Improvement by Monte Carlo for Trajectory Similarity-Based RUL Prediction
Diwang Ruan, Lin Ma, Yiying Yang, Jianping Yan, Clemens Gühmann
Abstract
Trajectory similarity-based evaluation is the most intuitive method for Remaining Useful Life (RUL) prediction when abundant run-to-failure data are available. However, practical scenarios often present a challenge with limited access to such trajectories. This paper introduces an improved similarity-based method to bridge the gap by employing Monte Carlo to generate more trajectories. To begin, 13 features are extracted from both time and frequency domains, subsequently conducting dimension reduction to build the Health Index (HI) corresponding to the original acceleration measurements.
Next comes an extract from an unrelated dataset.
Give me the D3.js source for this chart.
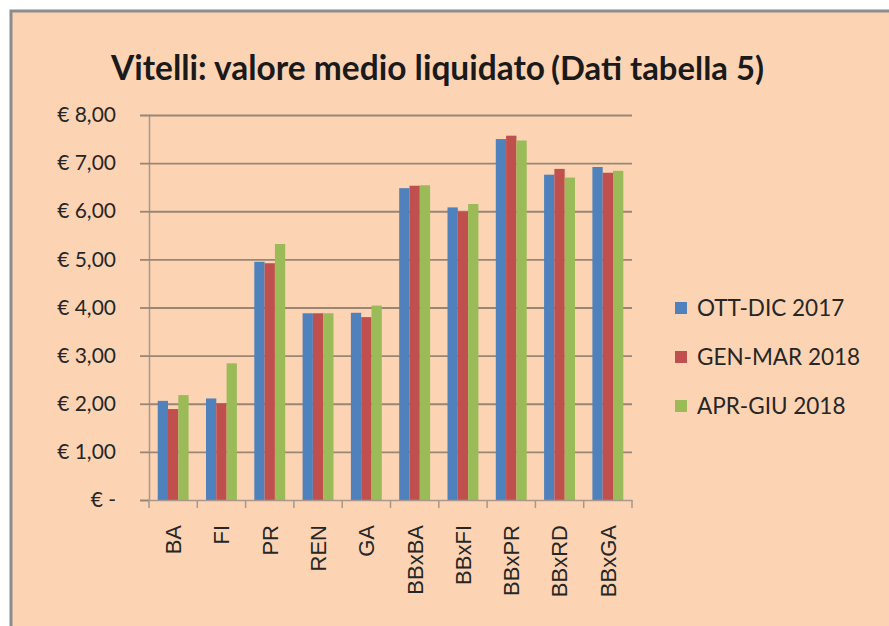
<!DOCTYPE html>
<html>
<head>
<meta charset="utf-8">
<script src="https://cdn.jsdelivr.net/npm/d3@7"></script>
<style>
  html, body { margin: 0; padding: 0; background: #fff; }
  svg { display: block; }
</style>
</head>
<body>
<div id="chart"></div>
<script>
// values (euro)
const categories = ['BA', 'FI', 'PR', 'REN', 'GA', 'BBxBA', 'BBxFI', 'BBxPR', 'BBxRD', 'BBxGA'];
const seriesNames = ['OTT-DIC 2017', 'GEN-MAR 2018', 'APR-GIU 2018'];
const ottDic2017 = [2.06, 2.11, 4.95, 3.88, 3.89, 6.48, 6.08, 7.50, 6.76, 6.92];
const genMar2018 = [1.89, 2.01, 4.92, 3.88, 3.80, 6.53, 5.99, 7.57, 6.88, 6.80];
const aprGiu2018 = [2.18, 2.84, 5.32, 3.88, 4.04, 6.54, 6.15, 7.47, 6.70, 6.84];
const yTicks = [0, 1, 2, 3, 4, 5, 6, 7, 8];
const seriesColors = ['#4f81bd', '#c0504d', '#9bbb59'];

const seriesValues = [ottDic2017, genMar2018, aprGiu2018];

const width = 889;
const height = 626;
const plot = {left: 149, right: 632, top: 115, bottom: 500};

const svg = d3.select('#chart').append('svg')
    .attr('width', width)
    .attr('height', height);

// chart area with the grey frame on top and left
svg.append('rect')
    .attr('x', 11).attr('y', 11)
    .attr('width', width).attr('height', height)
    .attr('fill', '#fcd4b4')
    .attr('stroke', '#8c8c8c')
    .attr('stroke-width', 3);

// shrink or grow a text's font until it is as wide as in the picture
function fitWidth(sel, target) {
  const node = sel.node();
  const size = parseFloat(sel.attr('font-size'));
  const w = node.getComputedTextLength();
  sel.attr('font-size', (size * target / w).toFixed(2));
}

// title
const title = svg.append('text')
    .attr('x', 111).attr('y', 80)
    .attr('font-family', 'Lato, sans-serif')
    .attr('font-weight', 'bold')
    .attr('font-size', 30)
    .attr('fill', '#1a1a1a')
    .text('Vitelli: valore medio liquidato');
fitWidth(title, 434);

const subTitle = svg.append('text')
    .attr('x', 551).attr('y', 80)
    .attr('font-family', 'Lato, sans-serif')
    .attr('font-weight', 'bold')
    .attr('font-size', 20)
    .attr('fill', '#1a1a1a')
    .text('(Dati tabella 5)');
fitWidth(subTitle, 213);

// scales
const x = d3.scaleBand()
    .domain(categories)
    .range([plot.left, plot.right])
    .paddingInner(0.36)
    .paddingOuter(0.18);

const xSub = d3.scaleBand()
    .domain(d3.range(seriesNames.length))
    .range([0, x.bandwidth()]);

const y = d3.scaleLinear()
    .domain([0, 8])
    .range([plot.bottom, plot.top]);

const euro = (v) => v === 0 ? '€ -' : '€ ' + d3.format('.2f')(v).replace('.', ',');

// gridlines + y labels
const yAxis = svg.append('g')
    .attr('transform', `translate(${plot.left},0)`)
    .call(d3.axisLeft(y)
        .tickValues(yTicks)
        .tickSize(9)
        .tickFormat(euro));
yAxis.select('.domain').attr('stroke', '#a8978a').attr('stroke-width', 1.5);
yAxis.selectAll('.tick line').attr('stroke', '#9a8674').attr('stroke-width', 1.8);
yAxis.selectAll('.tick')
    .filter((d) => d > 0)
    .append('line')
    .attr('x1', 0)
    .attr('x2', plot.right - plot.left)
    .attr('stroke', '#9a8674')
    .attr('stroke-width', 1.8);
yAxis.selectAll('.tick text')
    .attr('x', -33)
    .attr('font-family', 'Lato, sans-serif')
    .attr('font-size', 21)
    .attr('fill', '#262626');

// bars
const groups = svg.append('g').selectAll('g')
    .data(categories)
    .join('g')
    .attr('transform', (d) => `translate(${x(d)},0)`);

groups.selectAll('rect')
    .data((d, i) => seriesValues.map((vals, s) => ({s: s, v: vals[i]})))
    .join('rect')
    .attr('x', (d) => xSub(d.s))
    .attr('y', (d) => y(d.v))
    .attr('width', xSub.bandwidth())
    .attr('height', (d) => y(0) - y(d.v))
    .attr('fill', (d) => seriesColors[d.s]);

// x axis
const xAxis = svg.append('g')
    .attr('transform', `translate(0,${plot.bottom})`)
    .call(d3.axisBottom(x).tickSize(0).tickSizeOuter(0));
xAxis.select('.domain').attr('stroke', '#a8978a').attr('stroke-width', 1.6);
xAxis.selectAll('.tick text')
    .attr('font-family', '"Liberation Sans", Arial, sans-serif')
    .attr('font-size', 22)
    .attr('fill', '#262626')
    .attr('text-anchor', 'end')
    .attr('transform', 'rotate(-90)')
    .attr('x', -25)
    .attr('y', 0)
    .attr('dy', '0.36em');

// tick marks between categories
const step = x.step();
xAxis.selectAll('.sep')
    .data(d3.range(categories.length + 1))
    .join('line')
    .attr('class', 'sep')
    .attr('x1', (i) => plot.left + i * step)
    .attr('x2', (i) => plot.left + i * step)
    .attr('y1', 0)
    .attr('y2', 8)
    .attr('stroke', '#a8978a')
    .attr('stroke-width', 1.5);

// legend
const legend = svg.append('g')
    .attr('transform', 'translate(675,308)');
const items = legend.selectAll('g')
    .data(seriesNames)
    .join('g')
    .attr('transform', (d, i) => `translate(0,${i * 49})`);
items.append('rect')
    .attr('x', 0).attr('y', -6)
    .attr('width', 12).attr('height', 12)
    .attr('fill', (d, i) => seriesColors[i]);
items.append('text')
    .attr('x', 22)
    .attr('dy', '0.36em')
    .attr('font-family', 'Lato, sans-serif')
    .attr('font-size', 22.5)
    .attr('fill', '#262626')
    .text((d) => d);
</script>
</body>
</html>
Afterward, HI trajectories are fitted using exponential functions, and three different distribution functions (Gaussian, Gamma, Weibull) are adopted to identify the probability density of the two coefficients (θ, β) in fitted exponential models. Monte Carlo is applied to resample from the coefficient distribution, thereby generating more HI trajectories. Finally, the expanded HI library is used for RUL prediction and validated with two different bearing datasets. Experimental findings reveal that the trajectory expansion achieved through Monte Carlo sampling yields more accurate RUL estimation and reduced uncertainty.